Although Bridgewater claims that the fund will be overseen by humans, make no mistake, this is a watershed moment. Technology, which has slowly but surely displaced human talent in the financial industry, has broken through. Think Terminator 2 meets Wolf from Wall StreetThe machines win.

The nagging question is: Who cares, as long as the fund makes money? Well, for those employed in a wide range of roles in the investment industry, that’s a wake-up call.

McKinsey’s 2022 prediction that 30% of human hours in financial services would be eliminated by 2030 now seems too modest. In fact, it could be much higher if funds like Bridgewater deliver great results and create more like it. No wonder research shows that more than half of all finance workers believe technology puts their jobs at risk.

Bridgewater, which has more than $100 billion in assets under management, could be a model for the future. Executives have already said the push into machine learning will likely mean a greater focus on hiring people like data scientists, further shifting the balance of the workforce toward technology expertise rather than financial expertise.

Like many financial services firms, Bridgewater has been driving its technology transformation in-house for nearly a decade, with major hires from the tech world—a senior fellow at IBM Watson—and from academia—a statistics professor at Yale.

The firm also created an AI skunkworks to develop the proprietary systems that will underpin the new fund. To make sure the technology works, it was tested in an existing fund over the past year. While past performance is no guide to future success, it’s worth noting that a fund with embedded machine learning delivered double-digit returns after years of mediocre performance.

While Bridgewater’s fund certainly has a wow factor, that shouldn’t come as a surprise. It’s a natural evolution of the business, especially given the investments in technology made by the major players. And honestly, there’s probably no better sector than finance for AI to show its capabilities.

Machine learning and AI can do amazing things, and do them quickly, in the money business. They can identify and exploit trading patterns in the blink of an eye. They can see cause-and-effect relationships between markets, and they can scan, assemble, and collate company reports, documents, and announcements, media headlines, and analyst reports from around the world in a nanosecond.

Of course, there are some things AI can’t do and never will be able to do. Namely, it can’t pick up on the whispers that often mean the difference between getting in at the right time and, just as importantly, getting out.

AI doesn’t sense the nervousness of a CFO or CEO on a quarterly earnings conference call or an investor day presentation trying to explain falling earnings per share or unexpected spending on initiatives. It doesn’t have the inside scoop on the unofficial, behind-the-scenes, deep dives into a company’s strategy or the competence and focus of its leadership. These are the nuances that don’t show up in bits and bytes, but often give investment professionals and their clients a competitive advantage.

Even Bridgewater co-chief investment officer Greg Jensen, who will oversee the new fund, told Bloomberg that big language models “have a hallucination problem.

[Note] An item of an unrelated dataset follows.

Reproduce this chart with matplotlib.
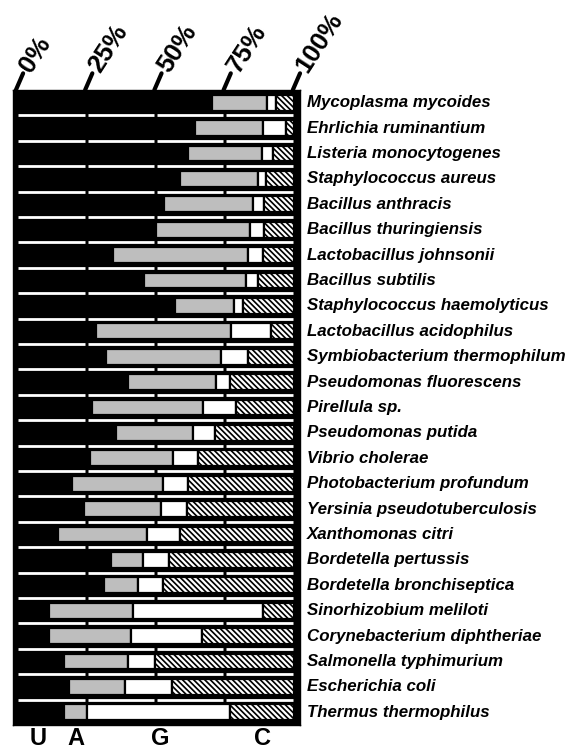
import matplotlib
matplotlib.use('Agg')
import matplotlib.pyplot as plt
import numpy as np

species = [
    "Mycoplasma mycoides", "Ehrlichia ruminantium", "Listeria monocytogenes",
    "Staphylococcus aureus", "Bacillus anthracis", "Bacillus thuringiensis",
    "Lactobacillus johnsonii", "Bacillus subtilis", "Staphylococcus haemolyticus",
    "Lactobacillus acidophilus", "Symbiobacterium thermophilum", "Pseudomonas fluorescens",
    "Pirellula sp.", "Pseudomonas putida", "Vibrio cholerae", "Photobacterium profundum",
    "Yersinia pseudotuberculosis", "Xanthomonas citri", "Bordetella pertussis",
    "Bordetella bronchiseptica", "Sinorhizobium meliloti", "Corynebacterium diphtheriae",
    "Salmonella typhimurium", "Escherichia coli", "Thermus thermophilus",
]
U = [70.5, 64.3, 61.9, 58.7, 53.2, 50.1, 34.8, 45.7, 57.0, 28.4, 32.0, 40.0, 27.0,
     35.6, 26.2, 20.0, 24.2, 14.7, 33.8, 31.3, 11.6, 11.6, 16.8, 18.8, 17.1]
A = [19.9, 24.7, 26.4, 28.3, 32.2, 33.9, 48.8, 36.9, 21.3, 48.9, 41.8, 32.0, 40.3,
     27.9, 30.2, 32.9, 27.7, 32.1, 11.6, 12.5, 30.4, 29.6, 23.2, 20.1, 8.1]
G = [3.0, 8.1, 4.0, 3.1, 3.9, 5.3, 5.1, 4.5, 3.4, 14.5, 9.8, 5.0, 11.8,
     8.1, 8.9, 8.7, 9.4, 12.0, 9.5, 9.0, 46.9, 25.6, 9.9, 17.1, 51.8]
C = [6.6, 2.9, 7.7, 9.9, 10.7, 10.7, 11.3, 12.9, 18.3, 8.2, 16.4, 23.0, 20.9,
     28.4, 34.7, 38.4, 38.7, 41.2, 45.1, 47.2, 11.1, 33.2, 50.1, 44.0, 23.0]
tick_values = [0, 25, 50, 75, 100]
tick_labels = ["0%", "25%", "50%", "75%", "100%"]
base_letters = ["U", "A", "G", "C"]
letter_pos = [7.6, 21.3, 51.6, 88.8]

plt.rcParams['hatch.linewidth'] = 1.6
plt.rcParams['font.family'] = ['Liberation Sans', 'DejaVu Sans']

W, H = 575, 749
fig = plt.figure(figsize=(W / 100, H / 100), dpi=100)
ax = fig.add_axes([13 / W, 1 - 725 / H, 287 / W, 635 / H])
ax.set_facecolor('black')
for s in ax.spines.values():
    s.set_color('black')
    s.set_linewidth(1)

n = len(species)
y = np.arange(n)
U_a = np.array(U); A_a = np.array(A); G_a = np.array(G); C_a = np.array(C)
h = 0.62
lw = 1.6
ax.barh(y, U_a, height=h, color='black', edgecolor='black', linewidth=lw)
ax.barh(y, A_a, left=U_a, height=h, color='#bebebe', edgecolor='black', linewidth=lw)
ax.barh(y, G_a, left=U_a + A_a, height=h, color='white', edgecolor='black', linewidth=lw)
ax.barh(y, C_a, left=U_a + A_a + G_a, height=h, color='black', edgecolor='white',
        linewidth=0, hatch='\\' * 6)
ax.barh(y, C_a, left=U_a + A_a + G_a, height=h, fill=False, edgecolor='black', linewidth=lw)

# white separator lines with gaps at quarter marks
for q in range(4):
    x0 = q * 25 + (0.4 if q == 0 else 0.6)
    x1 = (q + 1) * 25 - 0.5
    ax.hlines(y[:-1] + 0.5, x0, x1, colors='white', linewidth=2.0)

ax.set_xlim(-1.44, 102.2)
ax.set_ylim(n - 0.5, -0.5)
ax.set_xticks([]); ax.set_yticks([])

xt = ax.get_xaxis_transform()
for v, lab in zip(tick_values, tick_labels):
    ax.annotate('', xy=(v - 0.4, 1), xycoords=xt, xytext=(5.2, 12), textcoords='offset points',
                arrowprops=dict(arrowstyle='-', lw=3, color='black', shrinkA=0, shrinkB=0),
                annotation_clip=False)
    ax.annotate(lab, xy=(v - 0.4, 1), xycoords=xt, xytext=(6.5, 14.5), textcoords='offset points',
                rotation=57, rotation_mode='anchor', ha='left', va='center',
                fontsize=18.5, fontweight='bold', annotation_clip=False)

yt = ax.get_yaxis_transform()
for i, name in enumerate(species):
    ax.text(1.024, i, name, transform=yt, ha='left', va='center',
            fontsize=12.2, fontweight='bold', fontstyle='italic')

for lt, xp in zip(base_letters, letter_pos):
    ax.text(xp, -0.0205, lt, transform=xt, ha='center', va='center',
            fontsize=17, fontweight='bold')

fig.savefig('out.png', dpi=100, facecolor='white')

They don’t know what greed is, what fear is, what the likely cause-effect relationships are.”

But the truth is that if this new fund generates healthy returns, conventional qualitative and contextual insights likely won’t matter—or at least will become subordinate in terms of value. Just as people don’t care whether their favorite Netflix shows were created by humans or AI as long as they’re entertaining, investors won’t care how the fund performs as long as it does.